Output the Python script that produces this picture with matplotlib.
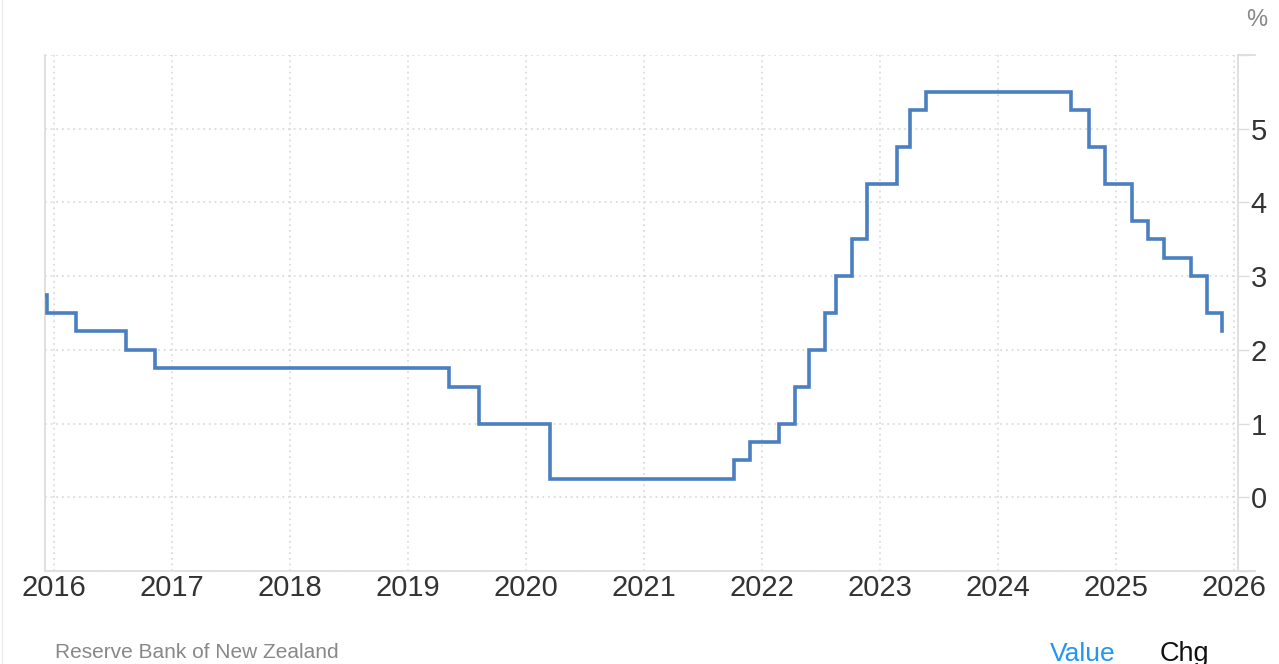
import matplotlib
matplotlib.use("Agg")
import matplotlib.pyplot as plt
import matplotlib.dates as mdates
from matplotlib.lines import Line2D
import datetime as dt

plt.rcParams['font.family'] = ['Liberation Sans', 'DejaVu Sans']

# RBNZ official cash rate decisions (date, rate %)
dates = ["2015-12-08", "2015-12-10", "2016-03-10", "2016-08-11", "2016-11-10",
         "2019-05-08", "2019-08-07", "2020-03-16", "2021-10-06", "2021-11-24",
         "2022-02-23", "2022-04-13", "2022-05-25", "2022-07-13", "2022-08-17",
         "2022-10-05", "2022-11-23", "2023-02-22", "2023-04-05", "2023-05-24",
         "2024-08-14", "2024-10-09", "2024-11-27", "2025-02-19", "2025-04-09",
         "2025-05-28", "2025-08-20", "2025-10-08", "2025-11-26"]
rates = [2.75, 2.50, 2.25, 2.00, 1.75,
         1.50, 1.00, 0.25, 0.50, 0.75,
         1.00, 1.50, 2.00, 2.50, 3.00,
         3.50, 4.25, 4.75, 5.25, 5.50,
         5.25, 4.75, 4.25, 3.75, 3.50,
         3.25, 3.00, 2.50, 2.25]
year_ticks = list(range(2016, 2027))
y_ticks = [0, 1, 2, 3, 4, 5]

x = [dt.datetime.strptime(d, "%Y-%m-%d") for d in dates]

fig = plt.figure(figsize=(12.79, 6.64), dpi=100)
ax = fig.add_axes([45/1279, 1 - 571/664, (1238 - 45)/1279, (571 - 55)/664])

ax.plot(x, rates, drawstyle='steps-post', color='#4a7fc1', lw=2.6,
        solid_joinstyle='miter', zorder=3)

ax.set_xlim(dt.datetime(2015, 12, 4), dt.datetime(2026, 1, 13))
ax.set_ylim(-1, 6)

ax.set_xticks([dt.datetime(y, 1, 1) for y in year_ticks])
ax.xaxis.set_major_formatter(mdates.DateFormatter('%Y'))
ax.set_yticks(list(range(-1, 7)))
ax.set_yticklabels([str(v) if v in y_ticks else '' for v in range(-1, 7)])

ax.yaxis.tick_right()
ax.tick_params(axis='y', length=8, width=1, color='#dddddd', pad=1,
               labelsize=21, labelcolor='#333333')
ax.tick_params(axis='x', length=0, pad=2, labelsize=21, labelcolor='#333333')

ax.grid(True, linestyle=(0, (1.2, 2.5)), color='#d6d6d6', lw=1.1)
ax.spines['top'].set_visible(False)
for s in ['left', 'right', 'bottom']:
    ax.spines[s].set_color('#dddddd')
    ax.spines[s].set_linewidth(1.3)

# extend top and bottom lines past the right spine
for yy in (0, 1):
    ax.add_line(Line2D([1, 1.014], [yy, yy], transform=ax.transAxes,
                       color='#dddddd', lw=1.3, clip_on=False))

fig.text(1257/1279, 1 - 20/664, '%', fontsize=17, color='#888888',
         ha='center', va='center')
fig.text(55/1279, 1 - 653/664, 'Reserve Bank of New Zealand', fontsize=15,
         color='#888888', ha='left', va='center')
fig.text(1050/1279, 1 - 654/664, 'Value', fontsize=19, color='#2196f3',
         ha='left', va='center')
fig.text(1160/1279, 1 - 654/664, 'Chg', fontsize=19.5, color='#111111',
         ha='left', va='center')

fig.add_artist(Line2D([1.5/1279, 1.5/1279], [0, 1], color='#eeeeee', lw=1))

fig.savefig('out.png', dpi=100, facecolor='white')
----------
• **Short exercise**
Leave out the pictures. Transcribe only the lines above, from the first through the one that contains "plt.rcParams['font.family'] = ['Liberation".

• **Exercise response**
Output the Python script that produces this picture with matplotlib.
import matplotlib
matplotlib.use("Agg")
import matplotlib.pyplot as plt
import matplotlib.dates as mdates
from matplotlib.lines import Line2D
import datetime as dt

plt.rcParams['font.family'] = ['Liberation Sans', 'DejaVu Sans']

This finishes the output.